>> Start Data shown

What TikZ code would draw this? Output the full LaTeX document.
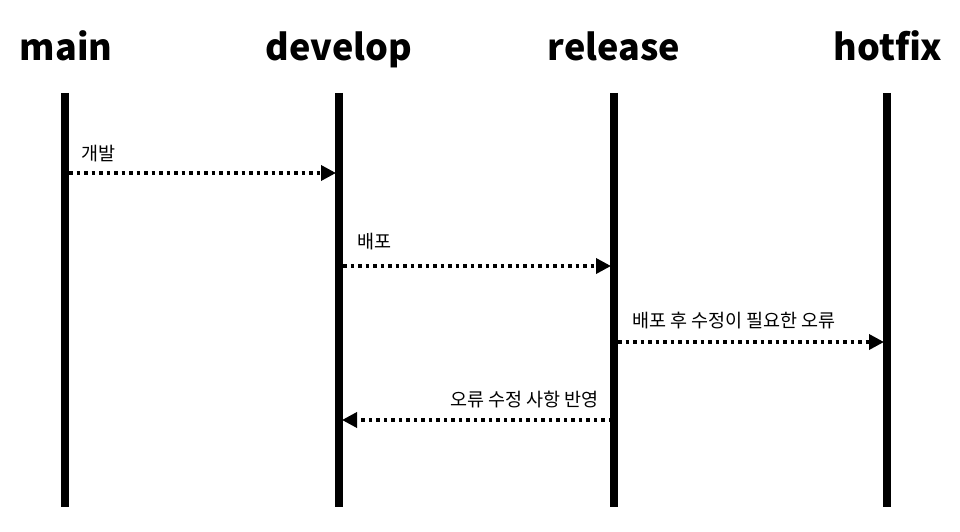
\documentclass[tikz,border=0pt]{standalone}
\usepackage{fontspec}
\setmainfont{Noto Sans CJK KR}
\usetikzlibrary{arrows.meta,positioning}

\begin{document}
\begin{tikzpicture}[x=1pt,y=-1pt]
\tikzstyle{branch}=[font=\fontsize{36}{40}\selectfont\bfseries, anchor=base, inner sep=0pt]
\tikzstyle{life}=[line width=8pt]
\tikzstyle{msg}=[font=\fontsize{18.5}{20}\selectfont, inner sep=0pt]
\tikzstyle{connect}=[-{Triangle[length=15pt,width=15pt]}, line width=3.5pt, dash pattern=on 3.5pt off 4pt]
\useasboundingbox (0,0) rectangle (960,532);
  \node[branch] (main) at (66,61) {main};
  \node[branch] (develop) at (339,61) {develop};
  \node[branch] (release) at (614,61) {release};
  \node[branch] (hotfix) at (888,61) {hotfix};
% lifelines
  \coordinate (mainT) at (65,93);    \coordinate (mainB) at (65,507);
  \coordinate (devT) at (339,93);    \coordinate (devB) at (339,507);
  \coordinate (relT) at (614,93);    \coordinate (relB) at (614,507);
  \coordinate (hotT) at (887,93);    \coordinate (hotB) at (887,507);
  \draw[life] (mainT) -- (mainB);
  \draw[life] (devT) -- (devB);
  \draw[life] (relT) -- (relB);
  \draw[life] (hotT) -- (hotB);
% messages
  \coordinate (m1) at (69,173);  \coordinate (d1) at (336,173);
  \coordinate (d2) at (343,266); \coordinate (r2) at (611,266);
  \coordinate (r3) at (618,342); \coordinate (h3) at (884,342);
  \coordinate (r4) at (612,420); \coordinate (d4) at (342,420);
  \path (m1) edge[connect] (d1)
        (d2) edge[connect] (r2)
        (r3) edge[connect] (h3)
        (r4) edge[connect] (d4)
        ;
  \node[msg, anchor=base west] (dev) at (81,160) {개발};
  \node[msg, anchor=base west] (deploy) at (357,248) {배포};
  \node[msg, anchor=base west] (bug) at (632,327) {배포 후 수정이 필요한 오류};
  \node[msg, anchor=base east] (fix) at (599,406) {오류 수정 사항 반영};
\end{tikzpicture}
\end{document}
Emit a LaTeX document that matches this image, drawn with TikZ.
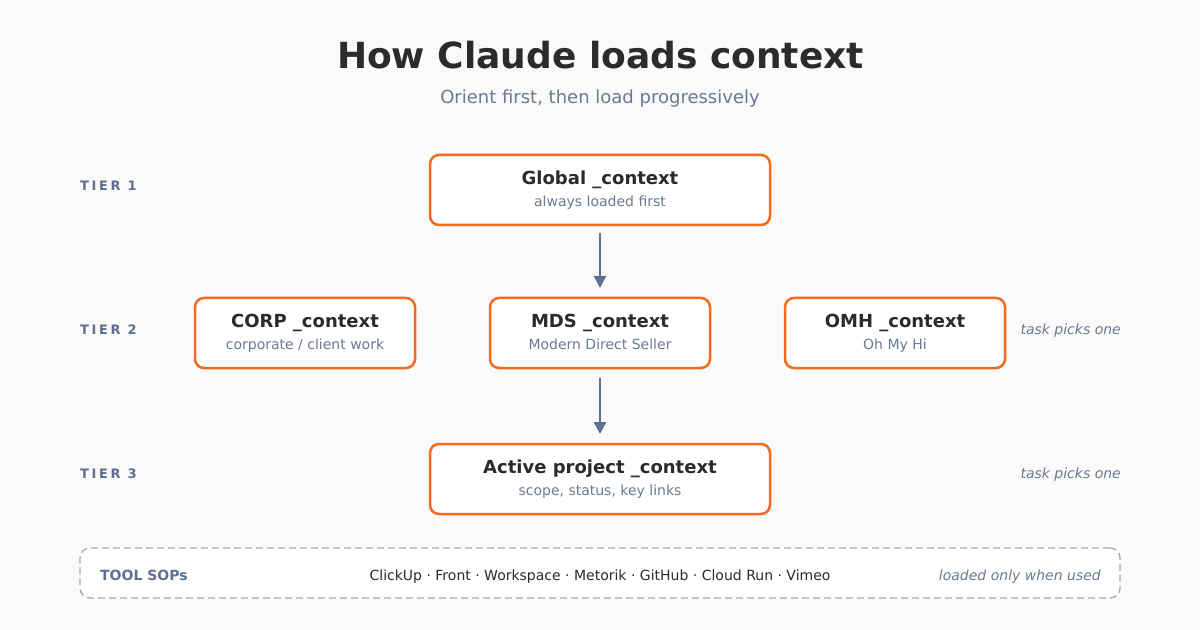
\documentclass[tikz,border=0pt]{standalone}
\usepackage{fontspec}
\setmainfont{DejaVu Sans}
\newfontfamily\tierfont[LetterSpace=20]{DejaVu Sans}
\usetikzlibrary{arrows.meta}
\definecolor{bgc}{HTML}{FAFAFA}
\definecolor{ink}{HTML}{2B2B2B}
\definecolor{slate}{HTML}{5F6F8F}
\definecolor{muted}{HTML}{6B7A90}
\definecolor{orangec}{HTML}{F26B21}
\definecolor{dashc}{HTML}{A8A8A8}
\newcommand{\fs}[1]{\fontsize{#1bp}{#1bp}\selectfont}
\tikzset{
  x=1bp,y=-1bp,
  ctxbox/.style={draw=orangec,line width=2.5bp,fill=white,rounded corners=9bp,inner sep=0pt,outer sep=0pt},
  boxtitle/.style={anchor=base,inner sep=0pt,text=ink,font=\fs{18}\bfseries},
  boxsub/.style={anchor=base,inner sep=0pt,text=muted,font=\fs{14}},
  tierlabel/.style={anchor=base west,inner sep=0pt,text=slate,font=\fs{13}\tierfont\bfseries},
  sidenote/.style={anchor=base east,inner sep=0pt,text=muted,font=\fs{14}\itshape},
  flow/.style={draw=slate,line width=2.5bp,-{Triangle[length=12bp,width=12bp]},shorten >=10bp},
}
\begin{document}
\begin{tikzpicture}
\useasboundingbox (0,0) rectangle (1200,630);
\fill[bgc] (0,0) rectangle (1200,630);
\node[anchor=base,inner sep=0pt,text=ink,font=\fs{36}\bfseries] (title) at (600.5,69) {How Claude loads context};
\node[anchor=base,inner sep=0pt,text=muted,font=\fs{18}] (subtitle) at (600,104) {Orient first, then load progressively};
\node[tierlabel] (t1) at (80,191) {TIER 1};
\node[tierlabel] (t2) at (80,335) {TIER 2};
\node[tierlabel] (t3) at (80,478) {TIER 3};
\node[ctxbox,minimum width=340bp,minimum height=70bp] (global) at (600,190) {};
\node[ctxbox,minimum width=220bp,minimum height=70bp] (corp) at (305,333) {};
\node[ctxbox,minimum width=220bp,minimum height=70bp] (mds) at (600,333) {};
\node[ctxbox,minimum width=220bp,minimum height=70bp] (omh) at (895,333) {};
\node[ctxbox,minimum width=340bp,minimum height=70bp] (active) at (600,479) {};
\node[boxtitle] (globalt) at (600,185) {Global \_context};
\node[boxsub] (globals) at (600,207) {always loaded first};
\node[boxtitle] (corpt) at (305,328) {CORP \_context};
\node[boxsub] (corps) at (305,350) {corporate / client work};
\node[boxtitle] (mdst) at (600,328) {MDS \_context};
\node[boxsub] (mdss) at (600,350) {Modern Direct Seller};
\node[boxtitle] (omht) at (895,328) {OMH \_context};
\node[boxsub] (omhs) at (895,350) {Oh My Hi};
\node[boxtitle] (activet) at (600,473) {Active project \_context};
\node[boxsub] (actives) at (600,495) {scope, status, key links};
\node[sidenote] (n2) at (1121,335) {task picks one};
\node[sidenote] (n3) at (1121,478) {task picks one};
\draw[flow,shorten <=8bp] (global) -- (mds);
\draw[flow,shorten <=10bp] (mds) -- (active);
\node[draw=dashc,line width=1.3bp,fill=white,dash pattern=on 7bp off 4bp,rounded corners=10bp,minimum width=1040bp,minimum height=50bp,inner sep=0pt,outer sep=0pt] (tools) at (600,573) {};
\node[anchor=base west,inner sep=0pt,text=slate,font=\fs{14}\bfseries] (toolsl) at (100,580) {TOOL SOPs};
\node[anchor=base,inner sep=0pt,text=ink,font=\fs{14}] (toolsm) at (600,580) {ClickUp · Front · Workspace · Metorik · GitHub · Cloud Run · Vimeo};
\node[sidenote,anchor=base east] (toolsr) at (1101,580) {loaded only when used};
\end{tikzpicture}
\end{document}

>> End Data shown

### What is required
Exclude every picture and copy the remaining data exactly.

### Solution to the problem
What TikZ code would draw this? Output the full LaTeX document.
\documentclass[tikz,border=0pt]{standalone}
\usepackage{fontspec}
\setmainfont{Noto Sans CJK KR}
\usetikzlibrary{arrows.meta,positioning}

\begin{document}
\begin{tikzpicture}[x=1pt,y=-1pt]
\tikzstyle{branch}=[font=\fontsize{36}{40}\selectfont\bfseries, anchor=base, inner sep=0pt]
\tikzstyle{life}=[line width=8pt]
\tikzstyle{msg}=[font=\fontsize{18.5}{20}\selectfont, inner sep=0pt]
\tikzstyle{connect}=[-{Triangle[length=15pt,width=15pt]}, line width=3.5pt, dash pattern=on 3.5pt off 4pt]
\useasboundingbox (0,0) rectangle (960,532);
  \node[branch] (main) at (66,61) {main};
  \node[branch] (develop) at (339,61) {develop};
  \node[branch] (release) at (614,61) {release};
  \node[branch] (hotfix) at (888,61) {hotfix};
% lifelines
  \coordinate (mainT) at (65,93);    \coordinate (mainB) at (65,507);
  \coordinate (devT) at (339,93);    \coordinate (devB) at (339,507);
  \coordinate (relT) at (614,93);    \coordinate (relB) at (614,507);
  \coordinate (hotT) at (887,93);    \coordinate (hotB) at (887,507);
  \draw[life] (mainT) -- (mainB);
  \draw[life] (devT) -- (devB);
  \draw[life] (relT) -- (relB);
  \draw[life] (hotT) -- (hotB);
% messages
  \coordinate (m1) at (69,173);  \coordinate (d1) at (336,173);
  \coordinate (d2) at (343,266); \coordinate (r2) at (611,266);
  \coordinate (r3) at (618,342); \coordinate (h3) at (884,342);
  \coordinate (r4) at (612,420); \coordinate (d4) at (342,420);
  \path (m1) edge[connect] (d1)
        (d2) edge[connect] (r2)
        (r3) edge[connect] (h3)
        (r4) edge[connect] (d4)
        ;
  \node[msg, anchor=base west] (dev) at (81,160) {개발};
  \node[msg, anchor=base west] (deploy) at (357,248) {배포};
  \node[msg, anchor=base west] (bug) at (632,327) {배포 후 수정이 필요한 오류};
  \node[msg, anchor=base east] (fix) at (599,406) {오류 수정 사항 반영};
\end{tikzpicture}
\end{document}
Emit a LaTeX document that matches this image, drawn with TikZ.
\documentclass[tikz,border=0pt]{standalone}
\usepackage{fontspec}
\setmainfont{DejaVu Sans}
\newfontfamily\tierfont[LetterSpace=20]{DejaVu Sans}
\usetikzlibrary{arrows.meta}
\definecolor{bgc}{HTML}{FAFAFA}
\definecolor{ink}{HTML}{2B2B2B}
\definecolor{slate}{HTML}{5F6F8F}
\definecolor{muted}{HTML}{6B7A90}
\definecolor{orangec}{HTML}{F26B21}
\definecolor{dashc}{HTML}{A8A8A8}
\newcommand{\fs}[1]{\fontsize{#1bp}{#1bp}\selectfont}
\tikzset{
  x=1bp,y=-1bp,
  ctxbox/.style={draw=orangec,line width=2.5bp,fill=white,rounded corners=9bp,inner sep=0pt,outer sep=0pt},
  boxtitle/.style={anchor=base,inner sep=0pt,text=ink,font=\fs{18}\bfseries},
  boxsub/.style={anchor=base,inner sep=0pt,text=muted,font=\fs{14}},
  tierlabel/.style={anchor=base west,inner sep=0pt,text=slate,font=\fs{13}\tierfont\bfseries},
  sidenote/.style={anchor=base east,inner sep=0pt,text=muted,font=\fs{14}\itshape},
  flow/.style={draw=slate,line width=2.5bp,-{Triangle[length=12bp,width=12bp]},shorten >=10bp},
}
\begin{document}
\begin{tikzpicture}
\useasboundingbox (0,0) rectangle (1200,630);
\fill[bgc] (0,0) rectangle (1200,630);
\node[anchor=base,inner sep=0pt,text=ink,font=\fs{36}\bfseries] (title) at (600.5,69) {How Claude loads context};
\node[anchor=base,inner sep=0pt,text=muted,font=\fs{18}] (subtitle) at (600,104) {Orient first, then load progressively};
\node[tierlabel] (t1) at (80,191) {TIER 1};
\node[tierlabel] (t2) at (80,335) {TIER 2};
\node[tierlabel] (t3) at (80,478) {TIER 3};
\node[ctxbox,minimum width=340bp,minimum height=70bp] (global) at (600,190) {};
\node[ctxbox,minimum width=220bp,minimum height=70bp] (corp) at (305,333) {};
\node[ctxbox,minimum width=220bp,minimum height=70bp] (mds) at (600,333) {};
\node[ctxbox,minimum width=220bp,minimum height=70bp] (omh) at (895,333) {};
\node[ctxbox,minimum width=340bp,minimum height=70bp] (active) at (600,479) {};
\node[boxtitle] (globalt) at (600,185) {Global \_context};
\node[boxsub] (globals) at (600,207) {always loaded first};
\node[boxtitle] (corpt) at (305,328) {CORP \_context};
\node[boxsub] (corps) at (305,350) {corporate / client work};
\node[boxtitle] (mdst) at (600,328) {MDS \_context};
\node[boxsub] (mdss) at (600,350) {Modern Direct Seller};
\node[boxtitle] (omht) at (895,328) {OMH \_context};
\node[boxsub] (omhs) at (895,350) {Oh My Hi};
\node[boxtitle] (activet) at (600,473) {Active project \_context};
\node[boxsub] (actives) at (600,495) {scope, status, key links};
\node[sidenote] (n2) at (1121,335) {task picks one};
\node[sidenote] (n3) at (1121,478) {task picks one};
\draw[flow,shorten <=8bp] (global) -- (mds);
\draw[flow,shorten <=10bp] (mds) -- (active);
\node[draw=dashc,line width=1.3bp,fill=white,dash pattern=on 7bp off 4bp,rounded corners=10bp,minimum width=1040bp,minimum height=50bp,inner sep=0pt,outer sep=0pt] (tools) at (600,573) {};
\node[anchor=base west,inner sep=0pt,text=slate,font=\fs{14}\bfseries] (toolsl) at (100,580) {TOOL SOPs};
\node[anchor=base,inner sep=0pt,text=ink,font=\fs{14}] (toolsm) at (600,580) {ClickUp · Front · Workspace · Metorik · GitHub · Cloud Run · Vimeo};
\node[sidenote,anchor=base east] (toolsr) at (1101,580) {loaded only when used};
\end{tikzpicture}
\end{document}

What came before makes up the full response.